Sometimes, no matter how well you take care of your computer, it starts running slow and freezing when performing trivial tasks. This is especially annoying when you have something urgent to do, and the computer decides to keep you waiting because you accidentally opened a program which froze your entire PC. On Windows 8.1 and 10, due to its many features, the operating system has lots of services running in the background. Therefore, there are many things that could cause freezing on a Windows 8.1 or 10 PC, and there are just as many solutions to this problem:
Scan your PC!
It goes without saying that you should regularly scan your computer to check whether or not it is infected with malware or spyware. If you aren’t careful, you could lose a lot of data and even your online accounts due to viruses. That’s why, whenever your PC starts running slow, you should first scan it thoroughly. Even if you’re the most vigilent person while browsing the Internet, you never know what could’ve infiltrated your PC, especially if you’re sharing the computer with someone else who might not be as careful as you are.
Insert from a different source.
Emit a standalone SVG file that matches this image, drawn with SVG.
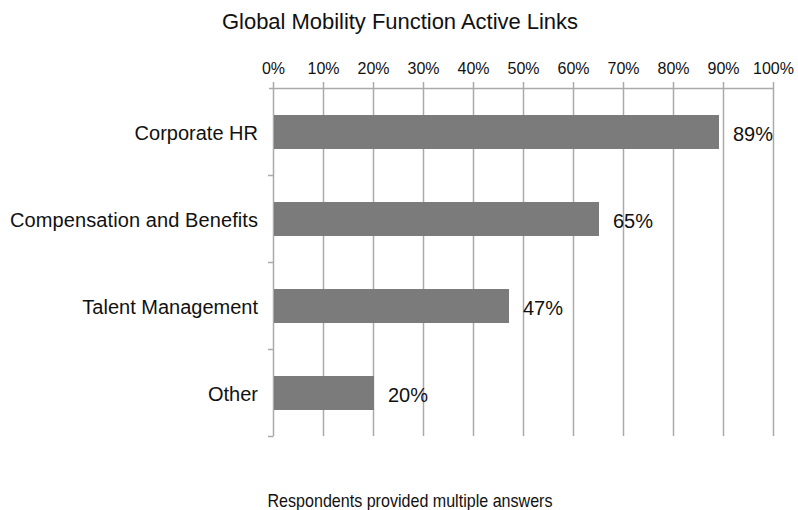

Windows 8.1 and 10 come with a great free antivirus software, called Windows Defender. It is accessible through either search or Control Panel. Every now and then, it is advised to run a full scan to ensure your PC is clean and your data is safe.
Command prompt solutions
If your PC is virus-free but it still runs poorly, then you should check the Task Manager and check the disk usage. If your computer is constantly freezing, then chances are your disk usage will be at 99% or 100%. In order to fix this, there are many possible solutions, and we’re going to test them all out, one by one. Most of these solutions involve using the Command Prompt as an administrator. To access that, press Windows Key + X + A. Once the Command Prompt is open, you should stop certain suspected services and watch the Resource Monitor tab on Task Manager. First, disable Superfetch, by typing net.exe stop superfetch and pressing enter. Watch whether or not the resource monitor indicates a drop in disk usage. If it does, your computer should run faster now.
If that didn’t work, try typing net.exe stop “windows search” and pressing enter. If any solution worked, we’re going to open search and opening View local services. Scroll down to either Superfetch or Windows Update, right click the culprit and open Properties. On the first tab, at Startup type, choose disabled. Your computer should run faster now.
If those didn’t work, use the same instructions to open View local services, scroll down to Background Intelligent Transfer Service, right click and stop the service. If that worked, then use the same instructions above to disable it on startup.
In many cases, if that didn’t work, then you should start a “checkdisk” process. You can do that by typing chkdsk /f /r in Command Prompt. This process can take a lot of time, even up to a few days on larger drives, and it involves Windows scanning your drives and repairing any bad sectors it encounters. Be prepared for a long wait time if you do decide to do this.
Control panel solutions
Another possible solution is opening Control Panel, and running a troubleshooting process on these three sections: Windows Update, Search and Indexing, and System Maintenance. You can do this by searching the three sections in the Search Control Panel bar of the Control Panel window. Follow any on-screen instructions the troubleshooter gives you, and after all three sections are done, reboot.
The nuclear solution
If you’ve tried everything but your computer is still running poorly, then it is time to use the nuclear solution. Before starting this, back up all your important data on an external drive or upload it to a cloud service. What we will now do is reinstall Windows. Do not reinstall or upgrade Windows directly from your other copy of Windows. Instead, install it by booting directly in the Windows installation DVD. You can do it with a genuine Windows DVD, and you should format your drives when the installer prompts you to choose the destination drive for the new Windows installation.
If this didn’t help either, you should start diagnosing your hard disks. There is a large chance that they are defective, and you should replace the defective ones.